Intel acknowledges that Ahrens uncovered a vulnerability – tracked as CVE-2022-33942 and assessed with a severity score of 8.8 – but disputes its seriousness. According to Intel, the issue represents only a privilege elevation flaw rather an RCE risk.
“A protection mechanism failure in the Intel DCM software before version 5.0 may allow an unauthenticated user to potentially enable escalation of privilege via adjacent access,” a summary by Mitre Corp explained.
Despite the contended vulnerability disclosure process, Ahrens argued successfully enough for Intel to make a one-time exception and reward the researcher with a $10,000 bug bounty – much more than it would normally pay out for this class of security problem.

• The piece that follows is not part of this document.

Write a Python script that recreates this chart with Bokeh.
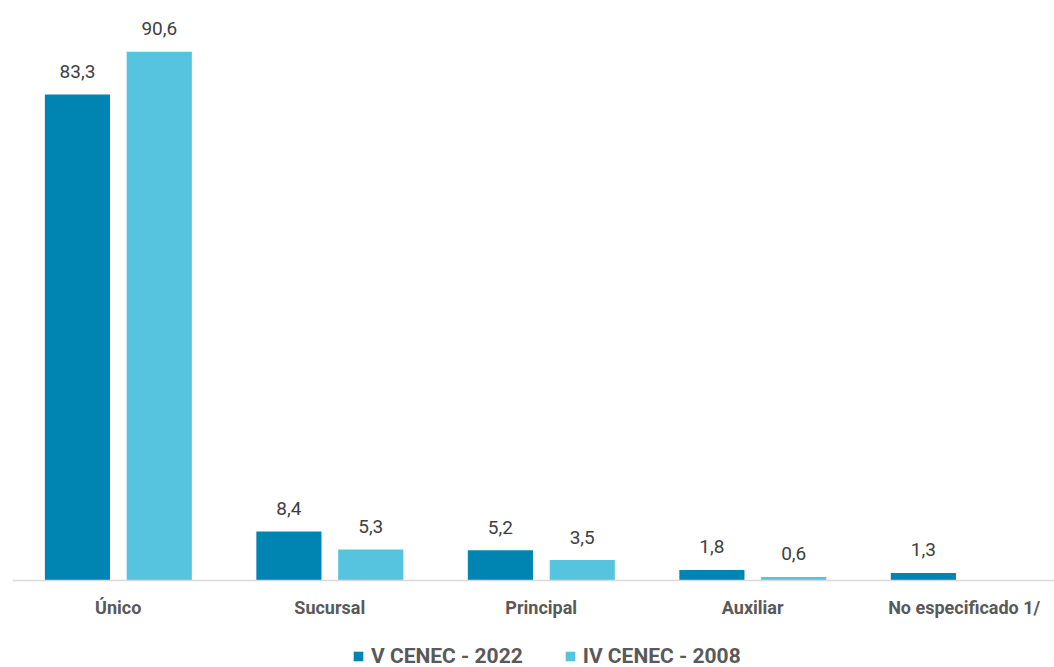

Intel’s Data Centre Manager Console offers a real-time monitoring and management dashboard that can be used to manage an array of data center assets. Ahrens uncovered vulnerabilities in the product through a source code review of the decompiled application.
Some aspects of the painstaking work that followed and its results may be relevant to other security researchers and technology developers.
“It was the first time I discovered this kind of vulnerability, mainly because I barely looked at Active Directory-integrated software,” Ahrens told The Daily Swig.
“However, it might be the case that other vendors suffer from the same type of vulnerability if they don’t validate the user-defined authentication domain (which, however, should be done since it’s part of the overall authentication schema).”
Technical write-up and sequel
The researcher has published the main aspects of his findings in a detailed technical blog post that recounts the main aspects of the story. A second blog post is due out later this week.
The freelance penetration tester and security researcher added: “This specific bug also always depends on a configured Active Directory group with a well-known SID [security identifier] – so it does not apply to Active Directory implementations, per se.
“You could theoretically also exploit this using single user or custom group objects that don’t have a well-known SIDs, but that would require the attacker to either be able to guess, predict, or leak it somehow else.”
According to Ahrens. Intel resolved the vulnerability by enforcing LDAP-based [controls] and performing an additional certificate check against DCM’s internal SSL keystore, where the Active Directory CA certificate needs to be trusted.
In response to queries from The Daily Swig, Intel said it had issued a public security advisory for the issue as part of its usual process. “It’s resolved via an update to Intel® DCM software version 5.0 or later,” an Intel spokesperson added.